• MATERIAL PROVIDED:
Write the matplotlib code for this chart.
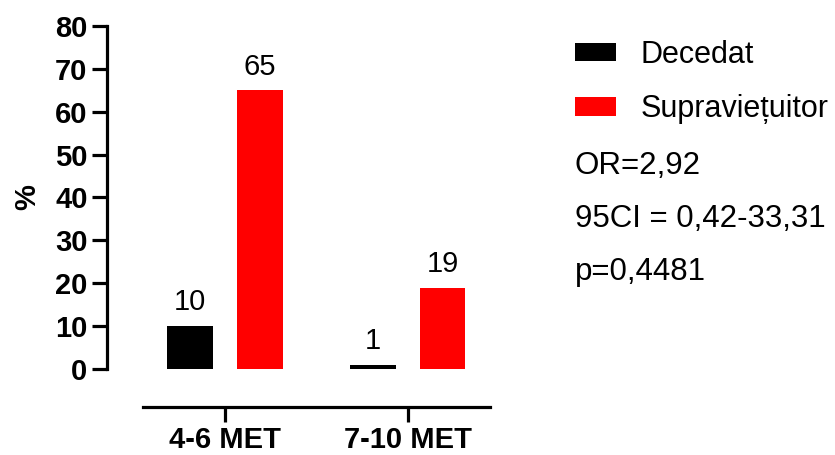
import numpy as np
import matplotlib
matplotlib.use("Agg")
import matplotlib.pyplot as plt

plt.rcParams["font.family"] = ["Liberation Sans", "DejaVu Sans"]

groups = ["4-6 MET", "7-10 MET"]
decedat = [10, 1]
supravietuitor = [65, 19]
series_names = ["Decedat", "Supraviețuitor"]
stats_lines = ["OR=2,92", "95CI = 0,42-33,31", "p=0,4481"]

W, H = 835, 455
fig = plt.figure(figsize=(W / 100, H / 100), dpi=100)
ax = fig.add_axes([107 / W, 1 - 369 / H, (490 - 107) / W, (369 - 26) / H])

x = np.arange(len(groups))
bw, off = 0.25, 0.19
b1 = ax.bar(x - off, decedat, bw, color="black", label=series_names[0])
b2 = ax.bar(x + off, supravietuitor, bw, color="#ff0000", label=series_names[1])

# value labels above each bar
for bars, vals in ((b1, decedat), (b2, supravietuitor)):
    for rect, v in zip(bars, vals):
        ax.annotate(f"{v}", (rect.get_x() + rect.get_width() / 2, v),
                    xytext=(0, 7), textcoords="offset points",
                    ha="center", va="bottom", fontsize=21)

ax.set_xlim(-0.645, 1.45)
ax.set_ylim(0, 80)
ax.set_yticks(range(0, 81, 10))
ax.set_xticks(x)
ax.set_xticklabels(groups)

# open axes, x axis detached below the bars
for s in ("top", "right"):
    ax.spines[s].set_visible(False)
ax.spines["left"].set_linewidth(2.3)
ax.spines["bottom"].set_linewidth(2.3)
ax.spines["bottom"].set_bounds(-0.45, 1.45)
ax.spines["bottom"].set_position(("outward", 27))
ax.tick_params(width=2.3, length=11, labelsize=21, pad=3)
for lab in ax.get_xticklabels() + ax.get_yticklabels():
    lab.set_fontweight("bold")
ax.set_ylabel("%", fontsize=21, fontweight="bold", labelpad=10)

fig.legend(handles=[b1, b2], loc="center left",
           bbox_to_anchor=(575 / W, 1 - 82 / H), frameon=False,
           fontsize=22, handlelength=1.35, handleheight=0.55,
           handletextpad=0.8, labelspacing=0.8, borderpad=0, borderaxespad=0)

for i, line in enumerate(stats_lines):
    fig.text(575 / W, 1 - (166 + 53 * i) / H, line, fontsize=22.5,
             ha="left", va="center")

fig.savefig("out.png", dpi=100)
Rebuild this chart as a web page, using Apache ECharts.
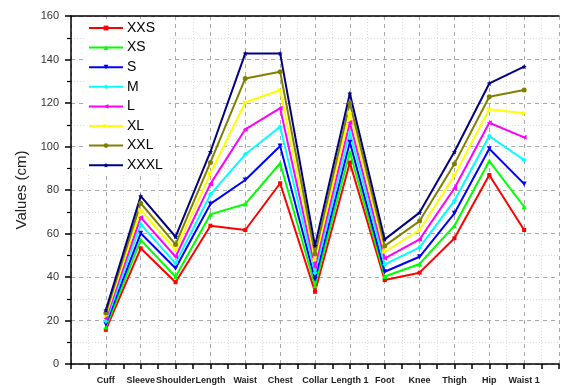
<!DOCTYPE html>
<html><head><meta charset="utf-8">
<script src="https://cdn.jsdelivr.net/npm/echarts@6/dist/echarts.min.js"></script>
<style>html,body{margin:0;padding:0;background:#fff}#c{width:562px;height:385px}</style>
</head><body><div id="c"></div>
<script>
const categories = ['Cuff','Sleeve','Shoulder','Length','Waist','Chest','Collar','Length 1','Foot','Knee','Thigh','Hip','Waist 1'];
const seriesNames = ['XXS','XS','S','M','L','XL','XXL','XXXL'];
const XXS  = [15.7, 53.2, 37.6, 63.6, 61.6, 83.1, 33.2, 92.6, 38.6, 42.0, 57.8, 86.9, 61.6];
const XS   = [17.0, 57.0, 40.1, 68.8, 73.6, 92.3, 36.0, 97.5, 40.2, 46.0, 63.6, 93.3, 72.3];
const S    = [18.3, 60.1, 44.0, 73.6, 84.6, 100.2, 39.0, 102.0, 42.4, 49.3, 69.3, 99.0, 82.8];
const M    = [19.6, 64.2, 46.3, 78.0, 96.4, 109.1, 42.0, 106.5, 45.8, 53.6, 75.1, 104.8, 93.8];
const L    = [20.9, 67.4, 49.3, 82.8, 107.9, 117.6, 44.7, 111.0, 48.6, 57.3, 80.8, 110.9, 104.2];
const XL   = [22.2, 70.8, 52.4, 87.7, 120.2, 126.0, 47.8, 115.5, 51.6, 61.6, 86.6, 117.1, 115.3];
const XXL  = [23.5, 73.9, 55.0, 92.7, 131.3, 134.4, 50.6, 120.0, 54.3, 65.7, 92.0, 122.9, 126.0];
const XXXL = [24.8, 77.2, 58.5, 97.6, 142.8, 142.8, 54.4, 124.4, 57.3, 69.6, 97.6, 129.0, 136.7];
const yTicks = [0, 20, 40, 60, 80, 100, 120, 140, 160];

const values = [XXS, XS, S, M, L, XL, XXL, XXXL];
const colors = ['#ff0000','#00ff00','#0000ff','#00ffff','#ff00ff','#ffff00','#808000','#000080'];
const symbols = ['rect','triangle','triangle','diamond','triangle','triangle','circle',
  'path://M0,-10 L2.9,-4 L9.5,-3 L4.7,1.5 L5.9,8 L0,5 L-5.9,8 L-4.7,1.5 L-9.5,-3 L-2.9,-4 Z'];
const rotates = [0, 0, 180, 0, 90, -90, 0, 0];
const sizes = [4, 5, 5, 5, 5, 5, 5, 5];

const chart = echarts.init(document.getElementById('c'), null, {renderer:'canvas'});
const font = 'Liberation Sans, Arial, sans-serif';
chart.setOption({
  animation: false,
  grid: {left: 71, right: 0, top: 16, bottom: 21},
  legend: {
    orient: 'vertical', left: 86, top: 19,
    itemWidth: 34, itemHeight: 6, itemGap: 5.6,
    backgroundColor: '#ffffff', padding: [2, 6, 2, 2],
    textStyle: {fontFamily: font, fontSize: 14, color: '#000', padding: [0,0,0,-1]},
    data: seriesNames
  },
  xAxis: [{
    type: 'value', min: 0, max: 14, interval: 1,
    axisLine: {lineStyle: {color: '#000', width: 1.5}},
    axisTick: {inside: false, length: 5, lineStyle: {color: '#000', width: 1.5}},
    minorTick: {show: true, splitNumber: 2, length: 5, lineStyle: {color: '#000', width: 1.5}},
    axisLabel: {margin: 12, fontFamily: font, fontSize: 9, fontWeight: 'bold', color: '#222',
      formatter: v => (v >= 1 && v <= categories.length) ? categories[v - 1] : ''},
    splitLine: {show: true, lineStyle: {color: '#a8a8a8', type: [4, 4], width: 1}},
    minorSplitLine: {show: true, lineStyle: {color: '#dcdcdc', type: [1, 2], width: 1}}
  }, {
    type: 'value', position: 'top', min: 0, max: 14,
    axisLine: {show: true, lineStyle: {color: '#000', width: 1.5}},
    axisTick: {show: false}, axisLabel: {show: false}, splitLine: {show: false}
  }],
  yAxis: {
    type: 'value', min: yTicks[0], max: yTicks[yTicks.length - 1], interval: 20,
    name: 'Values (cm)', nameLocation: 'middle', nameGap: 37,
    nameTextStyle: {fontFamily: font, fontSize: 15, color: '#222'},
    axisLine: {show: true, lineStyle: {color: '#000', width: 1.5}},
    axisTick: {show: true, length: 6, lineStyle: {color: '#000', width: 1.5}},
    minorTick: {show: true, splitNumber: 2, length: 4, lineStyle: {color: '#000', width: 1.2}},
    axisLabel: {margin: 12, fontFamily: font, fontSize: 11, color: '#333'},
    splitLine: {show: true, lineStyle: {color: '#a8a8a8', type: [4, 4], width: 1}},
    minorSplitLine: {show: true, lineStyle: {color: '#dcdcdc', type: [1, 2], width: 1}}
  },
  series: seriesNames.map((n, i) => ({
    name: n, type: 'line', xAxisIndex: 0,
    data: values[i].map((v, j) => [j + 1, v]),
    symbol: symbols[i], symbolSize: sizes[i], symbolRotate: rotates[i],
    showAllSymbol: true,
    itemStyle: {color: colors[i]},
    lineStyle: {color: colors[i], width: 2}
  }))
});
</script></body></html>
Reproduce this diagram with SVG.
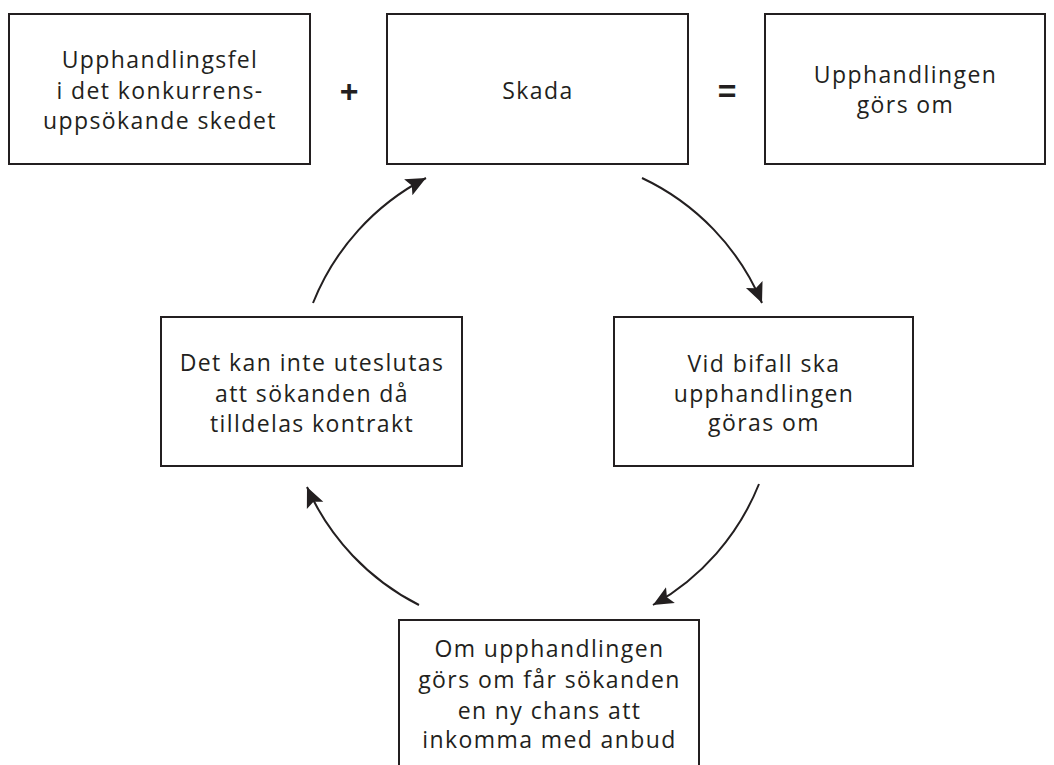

• PROBLEM TO SOLVE: Reproduce all of the material above word for word. Omit the pictures.

• OUTPUT FOR THIS EXERCISE:
Write the matplotlib code for this chart.
import numpy as np
import matplotlib
matplotlib.use("Agg")
import matplotlib.pyplot as plt

plt.rcParams["font.family"] = ["Liberation Sans", "DejaVu Sans"]

groups = ["4-6 MET", "7-10 MET"]
decedat = [10, 1]
supravietuitor = [65, 19]
series_names = ["Decedat", "Supraviețuitor"]
stats_lines = ["OR=2,92", "95CI = 0,42-33,31", "p=0,4481"]

W, H = 835, 455
fig = plt.figure(figsize=(W / 100, H / 100), dpi=100)
ax = fig.add_axes([107 / W, 1 - 369 / H, (490 - 107) / W, (369 - 26) / H])

x = np.arange(len(groups))
bw, off = 0.25, 0.19
b1 = ax.bar(x - off, decedat, bw, color="black", label=series_names[0])
b2 = ax.bar(x + off, supravietuitor, bw, color="#ff0000", label=series_names[1])

# value labels above each bar
for bars, vals in ((b1, decedat), (b2, supravietuitor)):
    for rect, v in zip(bars, vals):
        ax.annotate(f"{v}", (rect.get_x() + rect.get_width() / 2, v),
                    xytext=(0, 7), textcoords="offset points",
                    ha="center", va="bottom", fontsize=21)

ax.set_xlim(-0.645, 1.45)
ax.set_ylim(0, 80)
ax.set_yticks(range(0, 81, 10))
ax.set_xticks(x)
ax.set_xticklabels(groups)

# open axes, x axis detached below the bars
for s in ("top", "right"):
    ax.spines[s].set_visible(False)
ax.spines["left"].set_linewidth(2.3)
ax.spines["bottom"].set_linewidth(2.3)
ax.spines["bottom"].set_bounds(-0.45, 1.45)
ax.spines["bottom"].set_position(("outward", 27))
ax.tick_params(width=2.3, length=11, labelsize=21, pad=3)
for lab in ax.get_xticklabels() + ax.get_yticklabels():
    lab.set_fontweight("bold")
ax.set_ylabel("%", fontsize=21, fontweight="bold", labelpad=10)

fig.legend(handles=[b1, b2], loc="center left",
           bbox_to_anchor=(575 / W, 1 - 82 / H), frameon=False,
           fontsize=22, handlelength=1.35, handleheight=0.55,
           handletextpad=0.8, labelspacing=0.8, borderpad=0, borderaxespad=0)

for i, line in enumerate(stats_lines):
    fig.text(575 / W, 1 - (166 + 53 * i) / H, line, fontsize=22.5,
             ha="left", va="center")

fig.savefig("out.png", dpi=100)
Rebuild this chart as a web page, using Apache ECharts.
<!DOCTYPE html>
<html><head><meta charset="utf-8">
<script src="https://cdn.jsdelivr.net/npm/echarts@6/dist/echarts.min.js"></script>
<style>html,body{margin:0;padding:0;background:#fff}#c{width:562px;height:385px}</style>
</head><body><div id="c"></div>
<script>
const categories = ['Cuff','Sleeve','Shoulder','Length','Waist','Chest','Collar','Length 1','Foot','Knee','Thigh','Hip','Waist 1'];
const seriesNames = ['XXS','XS','S','M','L','XL','XXL','XXXL'];
const XXS  = [15.7, 53.2, 37.6, 63.6, 61.6, 83.1, 33.2, 92.6, 38.6, 42.0, 57.8, 86.9, 61.6];
const XS   = [17.0, 57.0, 40.1, 68.8, 73.6, 92.3, 36.0, 97.5, 40.2, 46.0, 63.6, 93.3, 72.3];
const S    = [18.3, 60.1, 44.0, 73.6, 84.6, 100.2, 39.0, 102.0, 42.4, 49.3, 69.3, 99.0, 82.8];
const M    = [19.6, 64.2, 46.3, 78.0, 96.4, 109.1, 42.0, 106.5, 45.8, 53.6, 75.1, 104.8, 93.8];
const L    = [20.9, 67.4, 49.3, 82.8, 107.9, 117.6, 44.7, 111.0, 48.6, 57.3, 80.8, 110.9, 104.2];
const XL   = [22.2, 70.8, 52.4, 87.7, 120.2, 126.0, 47.8, 115.5, 51.6, 61.6, 86.6, 117.1, 115.3];
const XXL  = [23.5, 73.9, 55.0, 92.7, 131.3, 134.4, 50.6, 120.0, 54.3, 65.7, 92.0, 122.9, 126.0];
const XXXL = [24.8, 77.2, 58.5, 97.6, 142.8, 142.8, 54.4, 124.4, 57.3, 69.6, 97.6, 129.0, 136.7];
const yTicks = [0, 20, 40, 60, 80, 100, 120, 140, 160];

const values = [XXS, XS, S, M, L, XL, XXL, XXXL];
const colors = ['#ff0000','#00ff00','#0000ff','#00ffff','#ff00ff','#ffff00','#808000','#000080'];
const symbols = ['rect','triangle','triangle','diamond','triangle','triangle','circle',
  'path://M0,-10 L2.9,-4 L9.5,-3 L4.7,1.5 L5.9,8 L0,5 L-5.9,8 L-4.7,1.5 L-9.5,-3 L-2.9,-4 Z'];
const rotates = [0, 0, 180, 0, 90, -90, 0, 0];
const sizes = [4, 5, 5, 5, 5, 5, 5, 5];

const chart = echarts.init(document.getElementById('c'), null, {renderer:'canvas'});
const font = 'Liberation Sans, Arial, sans-serif';
chart.setOption({
  animation: false,
  grid: {left: 71, right: 0, top: 16, bottom: 21},
  legend: {
    orient: 'vertical', left: 86, top: 19,
    itemWidth: 34, itemHeight: 6, itemGap: 5.6,
    backgroundColor: '#ffffff', padding: [2, 6, 2, 2],
    textStyle: {fontFamily: font, fontSize: 14, color: '#000', padding: [0,0,0,-1]},
    data: seriesNames
  },
  xAxis: [{
    type: 'value', min: 0, max: 14, interval: 1,
    axisLine: {lineStyle: {color: '#000', width: 1.5}},
    axisTick: {inside: false, length: 5, lineStyle: {color: '#000', width: 1.5}},
    minorTick: {show: true, splitNumber: 2, length: 5, lineStyle: {color: '#000', width: 1.5}},
    axisLabel: {margin: 12, fontFamily: font, fontSize: 9, fontWeight: 'bold', color: '#222',
      formatter: v => (v >= 1 && v <= categories.length) ? categories[v - 1] : ''},
    splitLine: {show: true, lineStyle: {color: '#a8a8a8', type: [4, 4], width: 1}},
    minorSplitLine: {show: true, lineStyle: {color: '#dcdcdc', type: [1, 2], width: 1}}
  }, {
    type: 'value', position: 'top', min: 0, max: 14,
    axisLine: {show: true, lineStyle: {color: '#000', width: 1.5}},
    axisTick: {show: false}, axisLabel: {show: false}, splitLine: {show: false}
  }],
  yAxis: {
    type: 'value', min: yTicks[0], max: yTicks[yTicks.length - 1], interval: 20,
    name: 'Values (cm)', nameLocation: 'middle', nameGap: 37,
    nameTextStyle: {fontFamily: font, fontSize: 15, color: '#222'},
    axisLine: {show: true, lineStyle: {color: '#000', width: 1.5}},
    axisTick: {show: true, length: 6, lineStyle: {color: '#000', width: 1.5}},
    minorTick: {show: true, splitNumber: 2, length: 4, lineStyle: {color: '#000', width: 1.2}},
    axisLabel: {margin: 12, fontFamily: font, fontSize: 11, color: '#333'},
    splitLine: {show: true, lineStyle: {color: '#a8a8a8', type: [4, 4], width: 1}},
    minorSplitLine: {show: true, lineStyle: {color: '#dcdcdc', type: [1, 2], width: 1}}
  },
  series: seriesNames.map((n, i) => ({
    name: n, type: 'line', xAxisIndex: 0,
    data: values[i].map((v, j) => [j + 1, v]),
    symbol: symbols[i], symbolSize: sizes[i], symbolRotate: rotates[i],
    showAllSymbol: true,
    itemStyle: {color: colors[i]},
    lineStyle: {color: colors[i], width: 2}
  }))
});
</script></body></html>
Reproduce this diagram with SVG.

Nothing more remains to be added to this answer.